**Work to do:** Exactly retype the lines from the top of the data through the line containing "Chart.register(...registerables);", leaving out every picture.

**Material supplied:**
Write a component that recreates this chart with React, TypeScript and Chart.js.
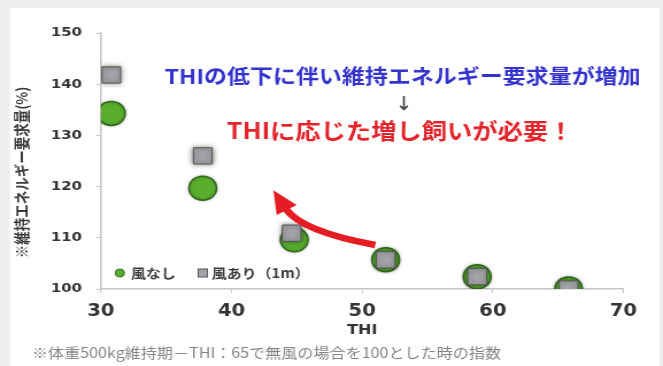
import { useEffect, useRef } from 'react';
import { Chart, registerables } from 'chart.js';

Chart.register(...registerables);

// THI (x) and maintenance-energy requirement index (y) for each condition
const thiNoWind = [30.8, 37.8, 44.8, 51.8, 58.8, 65.8];
const energyNoWind = [134.3, 119.7, 109.6, 105.7, 102.4, 100.0];
const thiWind = [30.8, 37.8, 44.6, 51.8, 58.8, 65.8];
const energyWind = [141.8, 126.0, 110.9, 105.7, 102.4, 100.0];

const seriesLabels = ['風なし', '風あり（1m）'];
const xTicks = [30, 40, 50, 60, 70];
const yTicks = [100, 110, 120, 130, 140, 150];

const xTitle = 'THI';
const yTitle = '※維持エネルギー要求量(%)';
const headline = 'THIの低下に伴い維持エネルギー要求量が増加';
const conclusion = 'THIに応じた増し飼いが必要！';
const footnote = '※体重500kg維持期－THI：65で無風の場合を100とした時の指数';

// Callout anchors in data units (THI, index)
const headlineAt = { x: 53.1, y: 141.6 };
const downArrowAt = { x: 53.2, y: 136.3 };
const conclusionAt = { x: 52.9, y: 130.9 };
const curveTail = { x: 51.0, y: 108.6 };
const curveCtrl = { x: 45.3, y: 111.3 };
const curveTip = { x: 43.2, y: 119.3 };

// Drawing surface: the chart is laid out on a narrower canvas and shown widened.
const CANVAS_W = 577;
const CANVAS_H = 366;
const SHOWN_W = 663;

const JP = "'Noto Sans CJK JP', 'Noto Sans', sans-serif";
const NUM = "'DejaVu Sans', 'Noto Sans', sans-serif";

const GREEN = '#5aae2e';
const GREEN_EDGE = '#2f6a1c';
const GREY = '#a3a3a9';
const GREY_EDGE = '#55555a';
const AXIS = '#c6c6c6';

const panelPlugin = {
  id: 'panel',
  beforeDraw(chart: any) {
    const { ctx, width, height } = chart;
    ctx.save();
    ctx.fillStyle = '#efefef';
    ctx.fillRect(0, 0, width, height);
    ctx.fillStyle = '#ffffff';
    ctx.fillRect(8.7, 8, 565.2, height - 8);
    ctx.restore();
  },
};

const markerShadowPlugin = {
  id: 'markerShadow',
  beforeDatasetDraw(chart: any, args: any) {
    const ctx = chart.ctx;
    ctx.save();
    if (args.index === 1) {
      ctx.shadowColor = 'rgba(20,30,10,0.6)';
      ctx.shadowBlur = 5;
    } else {
      ctx.shadowColor = 'rgba(0,0,0,0.25)';
      ctx.shadowBlur = 3;
    }
  },
  afterDatasetDraw(chart: any) {
    chart.ctx.restore();
  },
};

const calloutPlugin = {
  id: 'callouts',
  afterDraw(chart: any) {
    const { ctx, chartArea } = chart;
    const xs = chart.scales.x;
    const ys = chart.scales.y;
    const px = (p: { x: number; y: number }) => ({
      x: xs.getPixelForValue(p.x),
      y: ys.getPixelForValue(p.y),
    });

    ctx.save();

    // vertical axis title
    ctx.save();
    ctx.translate(19, (chartArea.top + chartArea.bottom) / 2 + 11.5);
    ctx.rotate(-Math.PI / 2);
    ctx.font = `bold 13.5px ${JP}`;
    ctx.fillStyle = '#3a3a3a';
    ctx.textAlign = 'center';
    ctx.textBaseline = 'middle';
    ctx.fillText(yTitle, 0, 0);
    ctx.restore();

    ctx.textAlign = 'center';
    ctx.textBaseline = 'middle';

    // headline, arrow and conclusion
    const h = px(headlineAt);
    ctx.font = `bold 20px ${JP}`;
    ctx.fillStyle = '#3434cc';
    ctx.fillText(headline, h.x, h.y);

    const d = px(downArrowAt);
    ctx.font = `bold 16px ${JP}`;
    ctx.fillStyle = '#444444';
    ctx.fillText('↓', d.x, d.y);

    const c = px(conclusionAt);
    ctx.font = `bold 22px ${JP}`;
    ctx.fillStyle = '#e3242b';
    ctx.fillText(conclusion, c.x, c.y);

    // curved red arrow
    const t0 = px(curveTail);
    const cp = px(curveCtrl);
    const tip = px(curveTip);
    let dx = tip.x - cp.x;
    let dy = tip.y - cp.y;
    const len = Math.hypot(dx, dy);
    dx /= len;
    dy /= len;
    const headLen = 23;
    const headHalf = 10;
    const base = { x: tip.x - dx * headLen, y: tip.y - dy * headLen };
    ctx.strokeStyle = '#e51c23';
    ctx.fillStyle = '#e51c23';
    ctx.lineWidth = 6.5;
    ctx.lineCap = 'butt';
    ctx.beginPath();
    ctx.moveTo(t0.x, t0.y);
    ctx.quadraticCurveTo(cp.x, cp.y, base.x + dx * 2, base.y + dy * 2);
    ctx.stroke();
    ctx.beginPath();
    ctx.moveTo(tip.x, tip.y);
    ctx.lineTo(base.x - dy * headHalf, base.y + dx * headHalf);
    ctx.lineTo(base.x + dy * headHalf, base.y - dx * headHalf);
    ctx.closePath();
    ctx.fill();

    // legend inside the plot, lower left
    const ds = chart.data.datasets;
    const ly = chartArea.bottom - 16;
    const dotX = chartArea.left + 16.5;
    ctx.beginPath();
    ctx.arc(dotX, ly, 4, 0, Math.PI * 2);
    ctx.fillStyle = ds[0].pointBackgroundColor;
    ctx.fill();
    ctx.lineWidth = 1;
    ctx.strokeStyle = ds[0].pointBorderColor;
    ctx.stroke();
    ctx.font = `bold 13px ${JP}`;
    ctx.fillStyle = '#3c3c3c';
    ctx.textAlign = 'left';
    ctx.fillText(ds[0].label, dotX + 9.7, ly);

    const sqX = chartArea.left + 88.7;
    ctx.fillStyle = ds[1].pointBackgroundColor;
    ctx.fillRect(sqX - 4, ly - 4, 8, 8);
    ctx.strokeStyle = ds[1].pointBorderColor;
    ctx.strokeRect(sqX - 4, ly - 4, 8, 8);
    ctx.fillStyle = '#3c3c3c';
    ctx.fillText(ds[1].label, sqX + 7.8, ly);

    // footnote
    ctx.font = `14px ${JP}`;
    ctx.fillStyle = '#858585';
    ctx.fillText(footnote, 27.8, 353);

    ctx.restore();
  },
};

export default function App() {
  const canvasRef = useRef<HTMLCanvasElement | null>(null);

  useEffect(() => {
    const canvas = canvasRef.current;
    if (!canvas) return;

    const chart = new Chart(canvas, {
      type: 'scatter',
      data: {
        datasets: [
          {
            label: seriesLabels[0],
            data: thiNoWind.map((x, i) => ({ x, y: energyNoWind[i] })),
            pointStyle: 'circle',
            pointRadius: 12,
            pointHoverRadius: 12,
            pointBackgroundColor: GREEN,
            pointBorderColor: GREEN_EDGE,
            pointBorderWidth: 1.5,
            order: 1,
          },
          {
            label: seriesLabels[1],
            data: thiWind.map((x, i) => ({ x, y: energyWind[i] })),
            pointStyle: 'rect',
            pointRadius: 11.5,
            pointHoverRadius: 11.5,
            pointBackgroundColor: GREY,
            pointBorderColor: GREY_EDGE,
            pointBorderWidth: 1,
            order: 0,
          },
        ],
      },
      options: {
        responsive: false,
        animation: false,
        events: [],
        layout: { padding: { left: 0, right: 34.4, top: 33, bottom: 0 } },
        plugins: {
          legend: { display: false },
          tooltip: { enabled: false },
        },
        scales: {
          x: {
            type: 'linear',
            min: 30,
            max: 70,
            afterFit: (s: any) => {
              s.height = 77;
            },
            afterBuildTicks: (s: any) => {
              s.ticks = xTicks.map((value) => ({ value }));
            },
            ticks: {
              padding: 8,
              color: '#333333',
              font: { family: NUM, size: 17, weight: 'bold' },
            },
            grid: {
              drawOnChartArea: false,
              drawTicks: true,
              tickLength: 4,
              color: AXIS,
            },
            border: { display: true, color: AXIS, width: 1.5 },
            title: {
              display: true,
              text: xTitle,
              color: '#333333',
              font: { family: NUM, size: 14, weight: 'bold' },
              padding: { top: 0, bottom: 27.6 },
            },
          },
          y: {
            type: 'linear',
            min: 100,
            max: 150,
            afterFit: (s: any) => {
              s.width = 87.8;
            },
            afterBuildTicks: (s: any) => {
              s.ticks = yTicks.map((value) => ({ value }));
            },
            ticks: {
              padding: 12.5,
              color: '#333333',
              font: { family: NUM, size: 13, weight: 'bold' },
            },
            grid: {
              drawOnChartArea: false,
              drawTicks: true,
              tickLength: 4,
              color: AXIS,
            },
            border: { display: true, color: AXIS, width: 1.5 },
          },
        },
      },
      plugins: [panelPlugin, markerShadowPlugin, calloutPlugin],
    } as any);

    return () => chart.destroy();
  }, []);

  return (
    <div style={{ position: 'fixed', left: 0, top: 0, width: SHOWN_W, height: CANVAS_H }}>
      <canvas
        ref={canvasRef}
        width={CANVAS_W}
        height={CANVAS_H}
        style={{ display: 'block', width: `${SHOWN_W}px`, height: `${CANVAS_H}px` }}
      />
    </div>
  );
}
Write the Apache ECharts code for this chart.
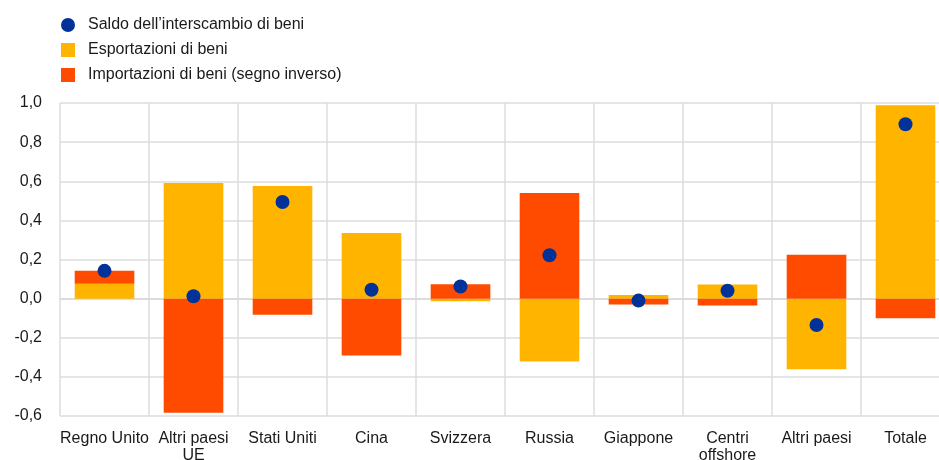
<!DOCTYPE html>
<html>
<head>
<meta charset="utf-8">
<script src="https://cdn.jsdelivr.net/npm/echarts@6/dist/echarts.min.js"></script>
<style>html,body{margin:0;padding:0;background:#fff}#c{width:939px;height:460px}</style>
</head>
<body>
<div id="c"></div>
<script>
const categories = ['Regno Unito','Altri paesi\nUE','Stati Uniti','Cina','Svizzera','Russia','Giappone','Centri\noffshore','Altri paesi','Totale'];
const esportazioni = [0.076, 0.591, 0.576, 0.335, -0.013, -0.322, 0.018, 0.072, -0.361, 0.988];
const importazioni = [0.066, -0.583, -0.083, -0.291, 0.074, 0.540, -0.030, -0.035, 0.224, -0.100];
const saldo = [0.142, 0.012, 0.494, 0.045, 0.062, 0.222, -0.010, 0.040, -0.135, 0.891];
const yTicks = {min: -0.6, max: 1.0, interval: 0.2};

const chart = echarts.init(document.getElementById('c'));
const font = 'Liberation Sans, Arial, sans-serif';
chart.setOption({
  animation: false,
  textStyle: {fontFamily: font},
  legend: {
    orient: 'vertical', left: 56, top: 12, itemWidth: 14, itemHeight: 14, itemGap: 9,
    textStyle: {fontSize: 16, color: '#1a1a1a', fontFamily: font, padding: [0,0,0,8]},
    data: [
      {name: 'Saldo dell\u2019interscambio di beni', icon: 'circle'},
      {name: 'Esportazioni di beni', icon: 'rect'},
      {name: 'Importazioni di beni (segno inverso)', icon: 'rect'}
    ]
  },
  grid: {left: 60, width: 890, top: 103, bottom: 44, outerBoundsMode: 'none', containLabel: false},
  xAxis: {
    type: 'category', data: categories,
    axisLine: {show: true, lineStyle: {color: '#d9d9d9', width: 1.5}},
    axisTick: {show: false},
    splitLine: {show: true, lineStyle: {color: '#dcdcdc', width: 1.5}},
    axisLabel: {fontSize: 16, color: '#1a1a1a', margin: 14, lineHeight: 17, interval: 0}
  },
  yAxis: {
    type: 'value', min: yTicks.min, max: yTicks.max, interval: yTicks.interval,
    axisLine: {show: false}, axisTick: {show: false},
    splitLine: {lineStyle: {color: '#dcdcdc', width: 1.5}},
    axisLabel: {fontSize: 16, color: '#1a1a1a', margin: 18,
      formatter: v => v.toFixed(1).replace('.', ',')}
  },
  series: [
    {name: 'Esportazioni di beni', type: 'bar', stack: 'a', barWidth: '67%',
     itemStyle: {color: '#FFB400'}, data: esportazioni},
    {name: 'Importazioni di beni (segno inverso)', type: 'bar', stack: 'a', barWidth: '67%',
     itemStyle: {color: '#FF4B00'}, data: importazioni},
    {name: 'Saldo dell\u2019interscambio di beni', type: 'scatter', symbolSize: 14, z: 5,
     itemStyle: {color: '#003299', opacity: 1}, data: saldo}
  ]
});
</script>
</body>
</html>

**Reply to the task:**
Write a component that recreates this chart with React, TypeScript and Chart.js.
import { useEffect, useRef } from 'react';
import { Chart, registerables } from 'chart.js';

Chart.register(...registerables);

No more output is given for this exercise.